Science Fantasy

The deliberate blend: dying earths, dragon-riders with genetics, magic that might be technology and vice versa.

The authors (8)

Edgar Rice Burroughs

1875–1950 · American · Planetary Romance, Science Fantasy

The father of planetary romance.

Frank Herbert

1920–1986 · American · Space Opera, Social SF, Science Fantasy

Dune is the genre's Lord of the Rings: the proof that science fiction could carry ecology, theology and dynastic politics at epic scale.

Anne McCaffrey

1926–2011 · American-Irish · Science Fantasy, Planetary Romance, Space Opera

The bridge between SF and fantasy readerships and the genre's great gateway author for young readers — particularly girls, whom the field had largely ignored.

Andre Norton

1912–2005 · American · Science Fantasy, Planetary Romance, Portal Fantasy

Quietly one of the most influential figures in the field: she trained the readership.

Robert Silverberg

b. 1935 · American · New Wave SF, Literary SF, Science Fantasy

The field's great professional, whose 1970s novels proved commercial SF writers could retool into literary ones.

Jack Vance

1916–2013 · American · Science Fantasy, Planetary Romance, Space Opera

The genre's supreme stylist and a double founder: of the Dying Earth subgenre (Wolfe's Book of the New Sun is its godchild) and of anthropological planetary adventure.

Gene Wolfe

1931–2019 · American · Science Fantasy, Literary SF, Dark Fantasy

The genre's most acclaimed pure writer: the standard demonstration that SF can sustain — and reward — the closest reading literature allows.

Roger Zelazny

1937–1995 · American · New Wave SF, Science Fantasy, Mythic Fantasy

The New Wave's mythographer, who fused literary technique with pulp velocity and made it look effortless.

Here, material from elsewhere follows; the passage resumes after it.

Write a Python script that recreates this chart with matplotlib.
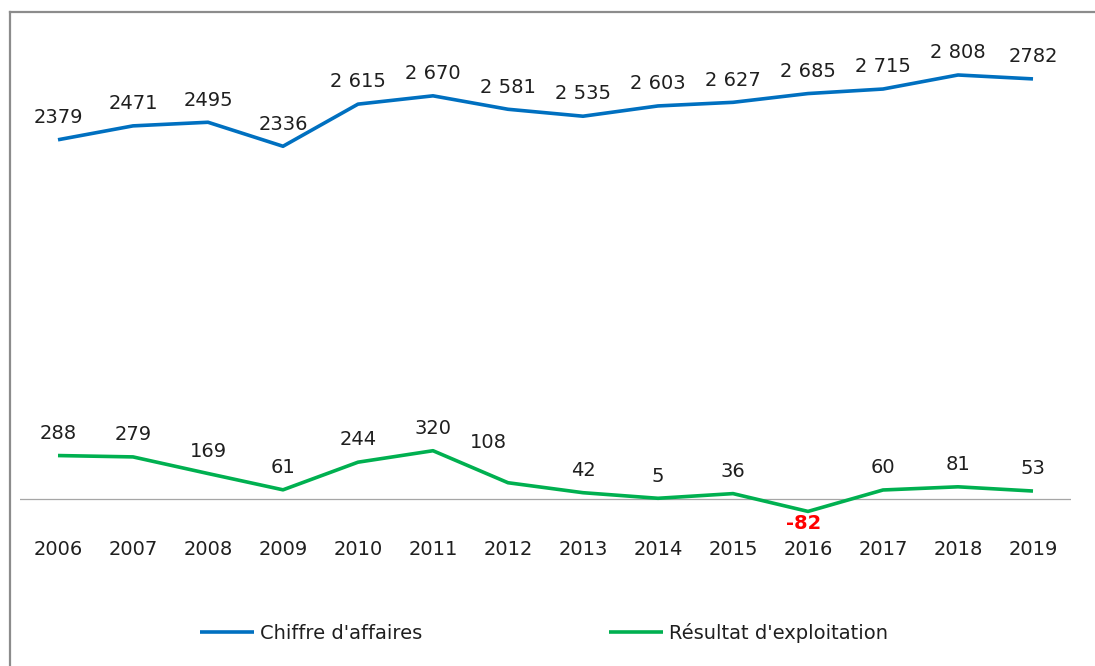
import numpy as np
import matplotlib.pyplot as plt
from matplotlib.lines import Line2D

# data
annees = ['2006', '2007', '2008', '2009', '2010', '2011', '2012',
          '2013', '2014', '2015', '2016', '2017', '2018', '2019']
chiffre_affaires = [2379, 2471, 2495, 2336, 2615, 2670, 2581,
                    2535, 2603, 2627, 2685, 2715, 2808, 2782]
ca_labels = ['2379', '2471', '2495', '2336', '2 615', '2 670', '2 581',
             '2 535', '2 603', '2 627', '2 685', '2 715', '2 808', '2782']
resultat = [288, 279, 169, 61, 244, 320, 108, 42, 5, 36, -82, 60, 81, 53]

bleu = '#0070C0'
vert = '#00B050'
W, H = 1095, 666

fig = plt.figure(figsize=(W / 100, H / 100), dpi=100)
ax = fig.add_axes([20.5 / W, 1 - 530 / H, 1050 / W, 505 / H])

x = np.arange(len(annees))
ax.plot(x, chiffre_affaires, color=bleu, lw=2.6, solid_capstyle='butt',
        label="Chiffre d'affaires")
ax.plot(x, resultat, color=vert, lw=2.6, solid_capstyle='butt',
        label="Résultat d'exploitation")
ax.axhline(0, color='#a6a6a6', lw=0.9, zorder=0)

ax.set_xlim(-0.5, len(annees) - 0.5)
ax.set_ylim(-205, 3139)

fs = 14
txt = '#1f1f1f'
for i, (v, s) in enumerate(zip(chiffre_affaires, ca_labels)):
    ax.annotate(s, (i, v), xytext=(0, 16), textcoords='offset points',
                ha='center', va='center', fontsize=fs, color=txt)

# petits decalages manuels des etiquettes (en points)
decal = {6: (-14, 29), 10: (-3, -9)}
for i, v in enumerate(resultat):
    dx, dy = decal.get(i, (0, 16))
    if v < 0:
        ax.annotate(str(v), (i, v), xytext=(dx, dy), textcoords='offset points',
                    ha='center', va='center', fontsize=fs, color='#ff0000',
                    fontweight='bold')
    else:
        ax.annotate(str(v), (i, v), xytext=(dx, dy), textcoords='offset points',
                    ha='center', va='center', fontsize=fs, color=txt)

ax.set_xticks(x)
ax.set_xticklabels(annees, fontsize=fs, color=txt)
ax.tick_params(axis='x', length=0, pad=7)
ax.set_yticks([])
for sp in ax.spines.values():
    sp.set_visible(False)

fig.legend(loc='center', bbox_to_anchor=(544 / W, 1 - 633 / H), ncol=2,
           frameon=False, fontsize=fs, handlelength=2.8, handletextpad=0.3,
           columnspacing=9.6, labelcolor=txt)

# cadre gris (gauche et haut)
fig.add_artist(Line2D([10 / W, 10 / W], [0, 1 - 12 / H], transform=fig.transFigure,
                      color='#8c8c8c', lw=1.6))
fig.add_artist(Line2D([10 / W, 1], [1 - 12 / H, 1 - 12 / H], transform=fig.transFigure,
                      color='#8c8c8c', lw=1.6))

fig.savefig('out.png', dpi=100)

Essential books, oldest first (16)

The Gods of Mars

Edgar Rice Burroughs · 1913

Widely rated the best Barsoom novel, and a startlingly savage satire of organised religion for 1913 pulp fiction.

At the Earth's Core

Edgar Rice Burroughs · 1914

The keystone hollow-earth adventure, launching a seven-book series (Tarzan eventually visits).

The Dying Earth

Jack Vance · 1950

Founded the entire Dying Earth subgenre (Wolfe's New Sun is its direct heir), supplied D&D's magic system, and remains the genre's benchmark for style.

The Dragon Masters

Jack Vance · 1962

Hugo winner for short fiction (1963), and a perfect single-sitting introduction to Vance's mirrored-civilisations mode.

Hothouse

Brian Aldiss · 1962

Hugo winner in its original short-fiction form (1962).

Witch World

Andre Norton · 1963

Hugo-nominated and the launch of one of fantasy's longest-running series; its portal-plus-science-fantasy formula anticipated half the genre's later crossovers.

Dune

Frank Herbert · 1965

Co-winner of the first Nebula, Hugo winner, and the bestselling SF novel of all time.

Lord of Light

Roger Zelazny · 1967

Hugo winner (1968), perennial top-ten-of-all-time material, and the masterpiece of mythological SF.

Dragonflight

Anne McCaffrey · 1968

Built from the Hugo-winning 'Weyr Search' (the first fiction Hugo awarded a woman) and the Nebula-winning 'Dragonrider'; the founding novel of one of SF's best-loved series and the modern…

Nightwings

Robert Silverberg · 1969

The opening novella won the Hugo (1969); the fix-up novel remains the loveliest doorway into Silverberg's great period.

Nine Princes in Amber

Roger Zelazny · 1970

Launched fantasy's definitive parallel-worlds dynasty saga; the Amber books shaped role-playing's multiverse imagination and every squabbling immortal family since.

Children of Dune

Frank Herbert · 1976

The first SF hardcover bestseller in publishing history, completing the original trilogy and pivoting the series towards God Emperor of Dune's grand inhumanity.

The White Dragon

Anne McCaffrey · 1978

One of the first SF hardcovers ever to reach the New York Times bestseller list, announcing that the genre's readership had become a mass market — with a woman at the front of it.

Lord Valentine's Castle

Robert Silverberg · 1980

Locus Award winner and Silverberg's triumphant return from retirement; Majipoor became one of the genre's great long-running settings, the bridge between planetary romance and big-canvas fantasy.

The Shadow of the Torturer

Gene Wolfe · 1980

World Fantasy Award winner and the opening of the tetralogy regularly ranked the finest sustained work in SF — the genre's supreme rereader's text, with an academic literature to match.